Sharing oxygen with Charlie Watts

“I’ve become a voyeur now, like, I was in a studio in London – it wasn’t even that long ago – and over in the corner was Charlie Watts! Sitting by himself, you know? I just wanted to text somebody. ‘Cause some of the big complexes over there, they’ve got cafés in the middle. And Charlie’s obviously waiting on someone and he’s sitting around with his patent leather shoes on and his Savile Row suit. He’s looking like he’s wearing £10,000 worth of clothes, and just sitting there dapper as all get-out, and I’m like, ‘Oh, I just wanna say something to you, but…’ You shared oxygen though, right? “I shared oxygen with Charlie Watts! [laughs].”

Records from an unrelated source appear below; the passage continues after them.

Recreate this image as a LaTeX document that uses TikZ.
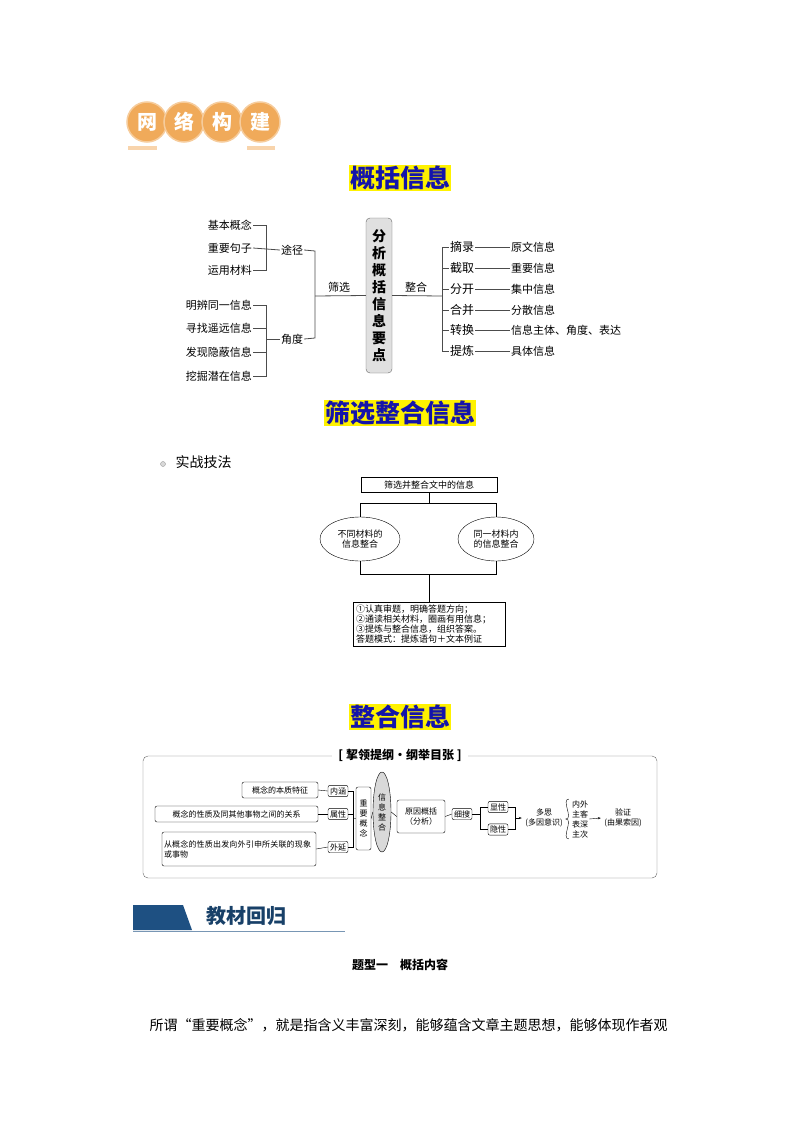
\documentclass[tikz,border=0pt]{standalone}
\usepackage{fontspec}
\setmainfont{Noto Sans CJK SC}
\XeTeXlinebreaklocale "zh"
\XeTeXlinebreakskip=0pt plus 1pt
\usetikzlibrary{shapes.geometric,arrows.meta,calc}
\definecolor{badge}{RGB}{240,170,90}
\definecolor{ttl}{RGB}{20,20,170}
\definecolor{navy}{RGB}{30,80,130}
\tikzset{
 t/.style={font=\fontsize{11}{12}\selectfont, inner sep=1pt},
 ts/.style={font=\fontsize{9}{10}\selectfont, inner sep=1pt},
 title/.style={fill=yellow, text=ttl, font=\fontsize{25}{27}\selectfont\bfseries, inner sep=1pt},
 ln/.style={draw=black!70, line width=0.8pt},
 sb/.style={draw, rounded corners=2pt, font=\fontsize{8}{10}\selectfont, inner sep=2pt},
}
\begin{document}
\begin{tikzpicture}[x=1pt,y=-1pt]
\useasboundingbox (0,0) rectangle (800,1132);
% badge
\foreach \cx/\ch [count=\i] in {147/网,184/络,222/构,260/建}{
 \node[circle, fill=badge, draw=badge!60!white, line width=1.5pt, minimum size=40pt, text=white,
   font=\fontsize{20}{20}\selectfont\bfseries] (bd\i) at (\cx,122) {\ch};}
\fill[badge!50] (128,146) rectangle (157,150);
\fill[badge!50] (247,146) rectangle (275,150);
% title 1
\node[title] (t1) at (400,178) {概括信息};
% diagram 1
\node[t, anchor=east] (a1) at (253,225) {基本概念};
\node[t, anchor=east] (a2) at (253,248) {重要句子};
\node[t, anchor=east] (a3) at (253,270) {运用材料};
\node[t, anchor=east] (b1) at (253,305) {明辨同一信息};
\node[t, anchor=east] (b2) at (253,328) {寻找遥远信息};
\node[t, anchor=east] (b3) at (253,352) {发现隐蔽信息};
\node[t, anchor=east] (b4) at (253,376) {挖掘潜在信息};
\node[t] (tj) at (292,250) {途径};
\node[t] (jd) at (292,339) {角度};
\draw[ln] (a1.east)--(266,225)--(266,270)--(a3.east);
\draw[ln] (a2.east)--(tj.west);
\draw[ln] (b1.east)--(266,305)--(266,376)--(b4.east);
\draw[ln] (b2.east)--(266,328); \draw[ln] (b3.east)--(266,352);
\draw[ln] (266,339)--(jd.west);
\draw[ln] (tj.east)--(315,251)--(315,338)--(jd.east);
\node[draw=black!60, fill=black!12, rounded corners=4pt, minimum width=26pt, minimum height=155pt,
  align=center, font=\fontsize{14}{17}\selectfont\bfseries, inner sep=1pt] (c) at (379,295.5)
  {分\\析\\概\\括\\信\\息\\要\\点};
\node[t] (sx) at (339,287) {筛选};
\node[t] (zh) at (416,287) {整合};
\draw[ln] (315,296)--(c.west);
\draw[ln] (c.east)--(442,296);
\draw[ln] (442,247)--(442,351);
\foreach \w/\r/\yy [count=\i] in {摘录/原文信息/247,截取/重要信息/268,分开/集中信息/289,合并/分散信息/310,转换/信息主体、角度、表达/330,提炼/具体信息/351}{
 \node[t, font=\fontsize{12}{13}\selectfont] (l\i) at (462,\yy) {\w};
 \node[t, anchor=west] (r\i) at (510,\yy) {\r};
 \draw[ln] (442,\yy)--(l\i.west);
 \draw[ln] (l\i.east)--(r\i.west);
}
% title 2
\node[title] (t2) at (400,413) {筛选整合信息};
\node[circle, draw=black!40, fill=black!15, minimum size=5pt, inner sep=0] (bul) at (163,464) {};
\node[font=\fontsize{14}{15}\selectfont, anchor=west] (sz) at (172,462) {实战技法};
% flowchart
\node[draw, ts, minimum width=136pt, minimum height=15pt] (f0) at (429,485) {筛选并整合文中的信息};
\node[draw, ellipse, ts, align=center, minimum width=80pt, minimum height=44pt] (e1) at (360,539) {不同材料的\\信息整合};
\node[draw, ellipse, ts, align=center, minimum width=76pt, minimum height=44pt] (e2) at (496,539) {同一材料内\\的信息整合};
\node[draw, ts, align=left, text width=146pt, inner sep=3pt, line width=0.6pt] (f3) at (429,624) {①认真审题，明确答题方向；\\②通读相关材料，圈画有用信息；\\③提炼与整合信息，组织答案。\\答题模式：提炼语句＋文本例证};
\draw (f0.south)--(429,503)--(360,503)--(e1.north);
\draw (429,503)--(496,503)--(e2.north);
\draw (e1.south)--(360,574)--(496,574)--(e2.south);
\draw (429,574)--(f3.north);
% title 3
\node[title] (t3) at (400,717) {整合信息};
% panel
\draw[black!60, rounded corners=5pt] (143,756) rectangle (657,878);
\node[fill=white, font=\fontsize{12}{13}\selectfont\bfseries, inner xsep=6pt] (hd) at (400,755) {[\ 挈领提纲·纲举目张\ ]};
\node[sb, minimum width=76pt, minimum height=16pt] (p1) at (280,790) {概念的本质特征};
\node[sb, minimum width=163pt, minimum height=16pt] (p2) at (236.5,814) {概念的性质及同其他事物之间的关系};
\node[sb, minimum height=34pt, align=left, text width=150pt] (p3) at (239,849) {从概念的性质出发向外引申所关联的现象或事物};
\node[sb] (q1) at (338,791) {内涵};
\node[sb] (q2) at (338,814) {属性};
\node[sb] (q3) at (338,847) {外延};
\foreach \i in {1,2,3}{\draw (p\i.east)--(q\i.west);}
\draw (q1.east)--(353,791)--(353,847)--(q3.east); \draw (q2.east)--(353,814);
\node[sb, align=center, minimum height=63pt, minimum width=15pt, inner sep=1pt] (zy) at (363.5,818.5) {重\\要\\概\\念};
\draw (353,818)--(zy.west);
\node[draw, ellipse, fill=black!15, minimum width=18pt, minimum height=80pt, inner sep=0, align=center, font=\fontsize{8}{10}\selectfont] (el) at (382,812) {信\\息\\整\\合};
\draw (zy.east)--(el.west);
\node[sb, align=center, minimum width=48pt, minimum height=33pt] (yy) at (421,816.5) {原因概括\\（分析）};
\draw (el.east)--(yy.west);
\node[sb] (xs) at (462,814) {细搜};
\draw (yy.east)--(xs.west);
\node[sb] (xx) at (498,807) {显性};
\node[sb] (yx) at (498,829.5) {隐性};
\draw (xs.east)--(480,814); \draw (480,807)--(480,829.5);
\draw (480,807)--(xx.west); \draw (480,829.5)--(yx.west);
\draw (xx.east)--(515,807)--(515,829.5)--(yx.east);
\node[font=\fontsize{8}{10}\selectfont, align=center] (ds) at (544,818) {多思\\(多因意识)};
\draw[-{Stealth[length=3pt]}] (515,818)--(ds.west);
\node[font=\fontsize{8}{10}\selectfont, align=center, inner sep=1pt] (nw) at (580,819) {内外\\主客\\表深\\主次};
\draw (nw.north west)++(-2,0) to[out=180,in=0] ($(nw.west)+(-5,0)$) to[out=0,in=180] ($(nw.south west)+(-2,0)$);
\node[font=\fontsize{8}{10}\selectfont, align=center] (yz) at (623,818) {验证\\(由果索因)};
\draw[-{Stealth[length=3pt]}] (nw.east)--(yz.west);
% banner
\fill[navy] (133,905) -- (183,905) -- (192,930) -- (133,930) -- cycle;
\draw[navy!60, line width=1pt] (133,931)--(345,931);
\node[font=\fontsize{20}{22}\selectfont\bfseries, text=navy!80!black, anchor=west] (jc) at (203,916) {教材回归};
% heading & text
\node[font=\fontsize{12}{13}\selectfont\bfseries] (tx) at (400,965) {题型一\quad 概括内容};
\node[font=\fontsize{14}{15}\selectfont, anchor=west] (pg) at (146,1025) {所谓“重要概念”，就是指含义丰富深刻，能够蕴含文章主题思想，能够体现作者观};
\end{tikzpicture}
\end{document}
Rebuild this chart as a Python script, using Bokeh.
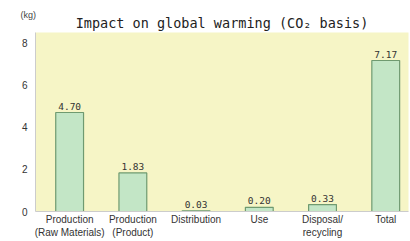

“The album that never got released”

“I like stuff from Born Again, the album that’s never been released – I’d like to re-record all that stuff… Someone’s doing a documentary on us about that: Born Again, the album that never got released [laughs]… We own our recordings, but we lease them to Liberation/Mushroom Records. Maybe we’ll talk about that [releasing this unreleased album]. It’s a possibility. It might be up to the record company.”

Longevity secret 

“The one thing I’d say about our band is that we’ve been together for a long time and I think it’s because, if you melted it all down, we probably like each other. You know, like a family, your siblings – you kinda have fights with your brothers or sisters and whatever, but at the end of the day they’re your blood and you can get past a lot of that stuff. We do, we bury it. You’ve just gotta like each other.”